How to Build an AI Escalation Workflow That Doesn't Lose Tickets
The biggest fear with AI support: what happens when the bot can't handle it? Here is how to build escalation that actually works.
The Fear Behind AI Adoption
Every team considering AI support has the same concern: "What if the AI can't handle a question and the customer falls through the cracks?"
It's a legitimate fear. Bad escalation is worse than no automation at all. A customer who gets stuck in an automation loop — unable to reach a human, unable to get help — will leave and tell everyone about it.
Good escalation makes AI support work. Bad escalation makes it a liability. Here's how to build the good kind.
The Confidence-Based Model
The simplest and most effective escalation model uses confidence scores:
High confidence (85%+): Auto-resolve. The AI is confident it knows what the customer wants. Fire the routing rule. Send the auto-response or take the action. No human needed.
Medium confidence (60-85%): Route with context. The AI has a good guess but isn't sure enough to auto-respond. Route to a human with the AI's best guess attached: "Likely intent: billing_dispute (72% confidence). Customer message: [message]." The human skips the triage step because the AI already did a first pass.
Low confidence (below 60%): General queue with flag. The AI doesn't know what this is about. Route to a general support queue. Flag it so a human sees it quickly.
This model means nothing falls through the cracks. Every message goes somewhere — either resolved automatically, sent to a specialist, or queued for general review.
Building the Workflow
Step 1: Define your escalation channels.
Where do escalated tickets go? Options: - Slack channel (#support-escalations) - Email to a specific person or group - Your help desk's queue (Freshdesk, Zendesk, Help Scout) - A specific person's phone via SMS (for urgent issues)
Pick one or two. Don't scatter escalations across 5 channels — that's how tickets get lost.
Step 2: Set up priority-based routing.
Not all escalations are equal. A customer saying "I can't log in" is inconvenient. A customer saying "unauthorized charges on my account" is urgent. Route them differently.

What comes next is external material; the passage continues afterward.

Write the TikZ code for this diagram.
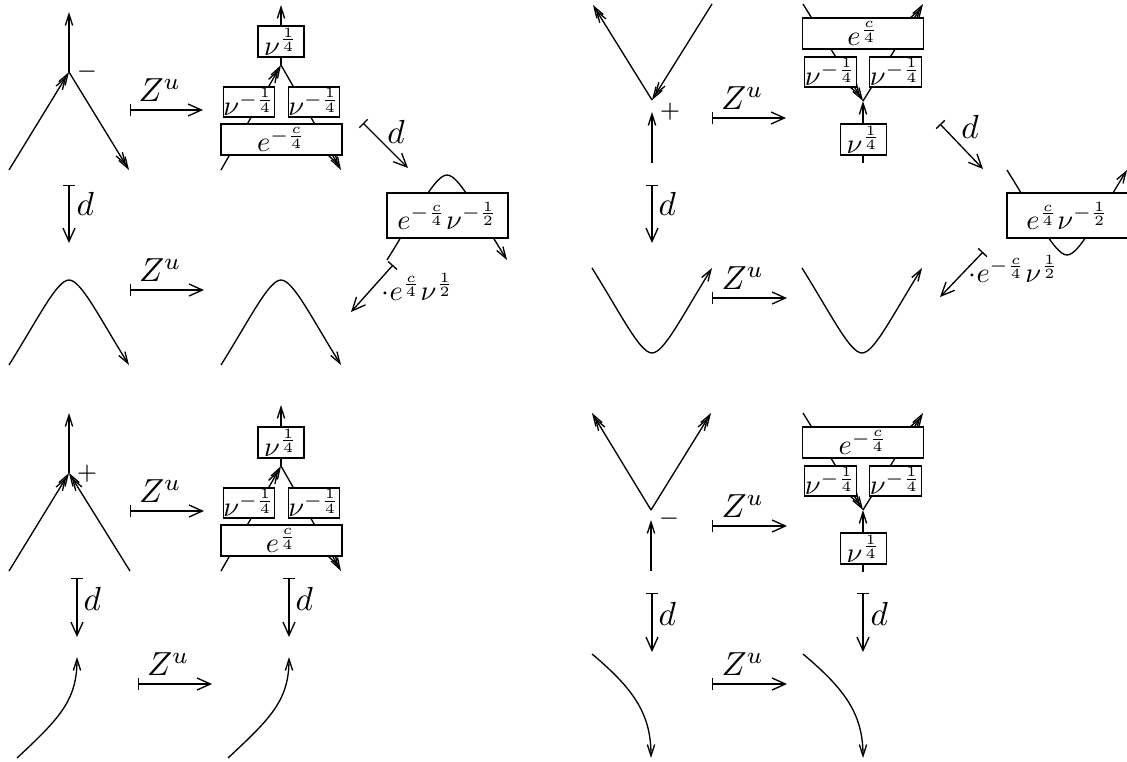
\documentclass[tikz,border=0pt]{standalone}
\usepackage{graphicx}
\usetikzlibrary{arrows.meta}
\newcommand{\bx}[1]{\scalebox{0.85}{$#1$}}
\begin{document}
\begin{tikzpicture}[x=0.3pt,y=-0.3pt,line width=0.4pt,
  arr/.style={-{Straight Barb[length=3.4pt,width=2.2pt]}},
  leg/.style={-{Straight Barb[length=3.4pt,width=2.2pt,sep=-2.7pt]Straight Barb[length=3.4pt,width=2.2pt]}},
  mapsto/.style={{Bar[width=3.6pt]}-{Straight Barb[length=4pt,width=3.6pt]}},
  box/.style={draw,fill=white,inner sep=0pt},
  nub/.style={box,minimum width=13.8pt,minimum height=9.3pt},
  smb/.style={box,minimum width=15pt,minimum height=9pt},
  bigb/.style={box,minimum width=36.3pt,minimum height=9.3pt},
  tallb/.style={box,minimum width=36.3pt,minimum height=13.5pt},
  lbl/.style={inner sep=0pt},
  zlab/.style={above=2.4pt,inner sep=0pt,xshift=-2pt}]
\useasboundingbox (0,0) rectangle (1127,761);

% ================= top-left =================
\coordinate (A1v) at (69,72); \coordinate (A1t) at (69,12);
\coordinate (A1l) at (9,170); \coordinate (A1r) at (129,170);
\draw[arr] (A1v) -- (A1t);
\draw[leg] (A1l) -- (A1v);
\draw[leg] (A1v) -- (A1r);
\node[lbl] (A1s) at (87,72) {$\scriptstyle -$};

\coordinate (mA1s) at (130,110); \coordinate (mA1e) at (203,110);
\draw[mapsto] (mA1s) -- node[zlab] (zA1) {$Z^u$} (mA1e);

\coordinate (A2v) at (281,65); \coordinate (A2t) at (281,5);
\coordinate (A2l) at (221,170); \coordinate (A2r) at (341,170);
\draw[arr] (A2v) -- (A2t);
\draw[leg] (A2l) -- (A2v);
\draw[leg] (A2v) -- (A2r);
\node[nub] (A2n) at (281,41.5) {\bx{\nu^{\frac{1}{4}}}};
\node[smb] (A2a) at (249,102) {\bx{\nu^{-\frac{1}{4}}}};
\node[smb] (A2b) at (314,102) {\bx{\nu^{-\frac{1}{4}}}};
\node[bigb] (A2e) at (281.5,139.5) {\bx{e^{-\frac{c}{4}}}};

\coordinate (dA1s) at (69,185); \coordinate (dA1e) at (69,243);
\draw[mapsto] (dA1s) -- (dA1e);
\node[lbl,anchor=base west] (dA1l) at (76,215) {$d$};

\draw[arr] (9,365) .. controls (39,317) and (57,280) .. (69,280) .. controls (81,280) and (99,317) .. (129,365);
\coordinate (mA2s) at (130,290); \coordinate (mA2e) at (204,290);
\draw[mapsto] (mA2s) -- node[zlab] (zA2) {$Z^u$} (mA2e);
\draw[arr] (221,365) .. controls (251,317) and (269,280) .. (281,280) .. controls (293,280) and (311,317) .. (341,365);

\coordinate (dA2s) at (363,123); \coordinate (dA2e) at (408,168);
\draw[mapsto] (dA2s) -- (dA2e);
\node[lbl] (dA2l) at (396,132) {$d$};

\draw[arr] (387,260) .. controls (417,212) and (435,175) .. (447,175) .. controls (459,175) and (477,212) .. (507,260);
\node[tallb] (A3b) at (447.5,215.5) {\bx{e^{-\frac{c}{4}}\nu^{-\frac{1}{2}}}};

\coordinate (dA3s) at (393,265); \coordinate (dA3e) at (351,312);
\draw[mapsto] (dA3s) -- (dA3e);
\node[lbl,anchor=base west] (dA3l) at (381,300) {\bx{\cdot e^{\frac{c}{4}}\nu^{\frac{1}{2}}}};

% ================= bottom-left =================
\coordinate (C1v) at (69,473); \coordinate (C1t) at (69,413);
\coordinate (C1l) at (9,571); \coordinate (C1r) at (130,571);
\draw[arr] (C1v) -- (C1t);
\draw[leg] (C1l) -- (C1v);
\draw[leg] (C1r) -- (C1v);
\node[lbl] (C1s) at (87,474) {$\scriptstyle +$};

\coordinate (mC1s) at (130,511); \coordinate (mC1e) at (204,511);
\draw[mapsto] (mC1s) -- node[zlab] (zC1) {$Z^u$} (mC1e);

\coordinate (C2v) at (281,466); \coordinate (C2t) at (281,405);
\coordinate (C2l) at (221,571); \coordinate (C2r) at (341,571);
\draw[arr] (C2v) -- (C2t);
\draw[leg] (C2l) -- (C2v);
\draw[leg] (C2v) -- (C2r);
\node[nub] (C2n) at (281,442.5) {\bx{\nu^{\frac{1}{4}}}};
\node[smb] (C2a) at (249,503) {\bx{\nu^{-\frac{1}{4}}}};
\node[smb] (C2b) at (314,503) {\bx{\nu^{-\frac{1}{4}}}};
\node[bigb] (C2e) at (281.5,540.5) {\bx{e^{\frac{c}{4}}}};

\coordinate (dC1s) at (77,578); \coordinate (dC1e) at (77,637);
\draw[mapsto] (dC1s) -- (dC1e);
\node[lbl,anchor=base west] (dC1l) at (83,610) {$d$};
\coordinate (dC2s) at (289,578); \coordinate (dC2e) at (289,637);
\draw[mapsto] (dC2s) -- (dC2e);
\node[lbl,anchor=base west] (dC2l) at (295,610) {$d$};

\draw[arr] (17,758) .. controls (60,718) and (77,700) .. (77,657);
\coordinate (mC2s) at (138,684); \coordinate (mC2e) at (212,684);
\draw[mapsto] (mC2s) -- node[zlab] (zC2) {$Z^u$} (mC2e);
\draw[arr] (228,758) .. controls (271,718) and (289,700) .. (289,657);

% ================= top-right =================
\coordinate (B1v) at (652,100); \coordinate (B1l) at (593,5);
\coordinate (B1r) at (712,4); \coordinate (B1b) at (652,163);
\coordinate (B1t) at (652,112);
\draw[leg] (B1v) -- (B1l);
\draw[leg] (B1r) -- (B1v);
\draw[arr] (B1b) -- (B1t);
\node[lbl] (B1s) at (670,112) {$\scriptstyle +$};

\coordinate (mB1s) at (712,118); \coordinate (mB1e) at (786,118);
\draw[mapsto] (mB1s) -- node[zlab] (zB1) {$Z^u$} (mB1e);

\coordinate (B2v) at (863,101); \coordinate (B2l) at (803,4);
\coordinate (B2r) at (923,4); \coordinate (B2b) at (863,163);
\draw[arr] (B2b) -- (B2v);
\draw[leg] (B2l) -- (B2v);
\draw[leg] (B2v) -- (B2r);
\node[bigb] (B2e) at (863,33.5) {\bx{e^{\frac{c}{4}}}};
\node[smb] (B2a) at (830.5,72) {\bx{\nu^{-\frac{1}{4}}}};
\node[smb] (B2c) at (895.5,72) {\bx{\nu^{-\frac{1}{4}}}};
\node[nub] (B2n) at (863.5,139.5) {\bx{\nu^{\frac{1}{4}}}};

\coordinate (dB1s) at (652,185); \coordinate (dB1e) at (652,243);
\draw[mapsto] (dB1s) -- (dB1e);
\node[lbl,anchor=base west] (dB1l) at (658,215) {$d$};

\draw[arr] (592,268) .. controls (622,316) and (640,353) .. (652,353) .. controls (664,353) and (682,316) .. (712,268);
\coordinate (mB2s) at (712,298); \coordinate (mB2e) at (787,298);
\draw[mapsto] (mB2s) -- node[zlab] (zB2) {$Z^u$} (mB2e);
\draw[arr] (802,268) .. controls (832,316) and (850,353) .. (862,353) .. controls (874,353) and (892,316) .. (922,268);

\coordinate (dB2s) at (940,124); \coordinate (dB2e) at (983,169);
\draw[mapsto] (dB2s) -- (dB2e);
\node[lbl] (dB2l) at (970,127) {$d$};

\draw[arr] (1007,170) .. controls (1037,218) and (1055,255) .. (1067,255) .. controls (1079,255) and (1097,218) .. (1127,170);
\node[tallb] (B3b) at (1067.5,215.5) {\bx{e^{\frac{c}{4}}\nu^{-\frac{1}{2}}}};

\coordinate (dB3s) at (983,252); \coordinate (dB3e) at (940,297);
\draw[mapsto] (dB3s) -- (dB3e);
\node[lbl,anchor=base west] (dB3l) at (968,282) {\bx{\cdot e^{-\frac{c}{4}}\nu^{\frac{1}{2}}}};

% ================= bottom-right =================
\coordinate (D1v) at (651,510); \coordinate (D1l) at (592,413);
\coordinate (D1r) at (711,413); \coordinate (D1b) at (651,571);
\coordinate (D1t) at (651,520);
\draw[leg] (D1v) -- (D1l);
\draw[leg] (D1v) -- (D1r);
\draw[arr] (D1b) -- (D1t);
\node[lbl] (D1s) at (669,519) {$\scriptstyle -$};

\coordinate (mD1s) at (712,526); \coordinate (mD1e) at (787,526);
\draw[mapsto] (mD1s) -- node[zlab] (zD1) {$Z^u$} (mD1e);

\coordinate (D2v) at (863,510); \coordinate (D2l) at (803,413);
\coordinate (D2r) at (923,413); \coordinate (D2b) at (863,572);
\draw[arr] (D2b) -- (D2v);
\draw[leg] (D2l) -- (D2v);
\draw[leg] (D2v) -- (D2r);
\node[bigb] (D2e) at (863,442.5) {\bx{e^{-\frac{c}{4}}}};
\node[smb] (D2a) at (830.5,481) {\bx{\nu^{-\frac{1}{4}}}};
\node[smb] (D2c) at (895.5,481) {\bx{\nu^{-\frac{1}{4}}}};
\node[nub] (D2n) at (863.5,548.5) {\bx{\nu^{\frac{1}{4}}}};

\coordinate (dD1s) at (652,593); \coordinate (dD1e) at (652,652);
\draw[mapsto] (dD1s) -- (dD1e);
\node[lbl,anchor=base west] (dD1l) at (658,625) {$d$};
\coordinate (dD2s) at (863,593); \coordinate (dD2e) at (863,652);
\draw[mapsto] (dD2s) -- (dD2e);
\node[lbl,anchor=base west] (dD2l) at (870,625) {$d$};

\draw[arr] (592,654) .. controls (635,690) and (651,715) .. (651,758);
\coordinate (mD2s) at (712,684); \coordinate (mD2e) at (787,684);
\draw[mapsto] (mD2s) -- node[zlab] (zD2) {$Z^u$} (mD2e);
\draw[arr] (803,654) .. controls (846,690) and (863,715) .. (863,758);
\end{tikzpicture}
\end{document}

Map high-priority intents (billing_dispute, account_compromise, critical_bug) to your fastest response channel — probably your phone or a dedicated Slack channel with notifications on.
Map lower-priority escalations (feature_request, general_inquiry, product_question) to your standard support queue. These can wait an hour.
Step 3: Set up the acknowledgment.
Every escalated ticket should trigger an automatic acknowledgment to the customer: "Your message has been forwarded to our team. We'll respond within [timeframe]."
This acknowledgment is critical. Without it, the customer doesn't know if their message was received. They'll send it again. And again. Creating duplicate tickets and more frustration.
Step 4: Set up the fallback.
What happens if nobody responds within your promised timeframe? Build a reminder: if an escalated ticket hasn't been claimed within 30 minutes, re-notify the team. If it hasn't been claimed within 2 hours, notify a manager.
Tickets don't get lost when you have reminders. They get lost when a notification fires once and nobody sees it.
The Most Common Escalation Mistakes
Mistake 1: Too many auto-responses. Setting confidence thresholds too low (50%) means the AI auto-responds to things it shouldn't. Customers get wrong answers and lose trust. Start at 85% and lower gradually as you verify accuracy.
Mistake 2: No acknowledgment on escalation. Customer sends a message. AI can't handle it. Message goes to a queue. Customer hears nothing. They think their message was eaten. Always acknowledge.
Mistake 3: Escalation goes to email. Email is where escalated tickets go to die. It gets buried under newsletters, meeting invites, and other noise. Use a dedicated channel — Slack, a help desk queue, or SMS for urgent ones.
Mistake 4: No timeout/reminder. "I sent it to the team" means nothing if the team doesn't respond. Set up reminders that re-notify after 30 minutes and again after 2 hours.
Mistake 5: One-size-fits-all escalation. Sending every escalation to the same place means a billing dispute sits next to a "where's my order" next to a "your product has a critical bug." Route by priority so urgent issues get urgent attention.
Measuring Escalation Quality
Track these weekly:
- Escalation rate: What percentage of messages get escalated? Target: 20-30%. If it's over 40%, you need more auto-response rules. If it's under 15%, your confidence thresholds might be too low and you're auto-responding when you shouldn't.
- Escalation response time: How long until a human responds to an escalated ticket? Target: under 1 hour during business hours.
- Re-escalation rate: How often does an auto-resolved ticket get followed up by the same customer? This means the auto-response didn't actually resolve their issue. Target: under 5%.
Good escalation isn't a safety net you hope you never use. It's a core part of the system that makes AI support trustworthy. Get it right and customers won't even notice the transition between AI and human. Get it wrong and they'll remember.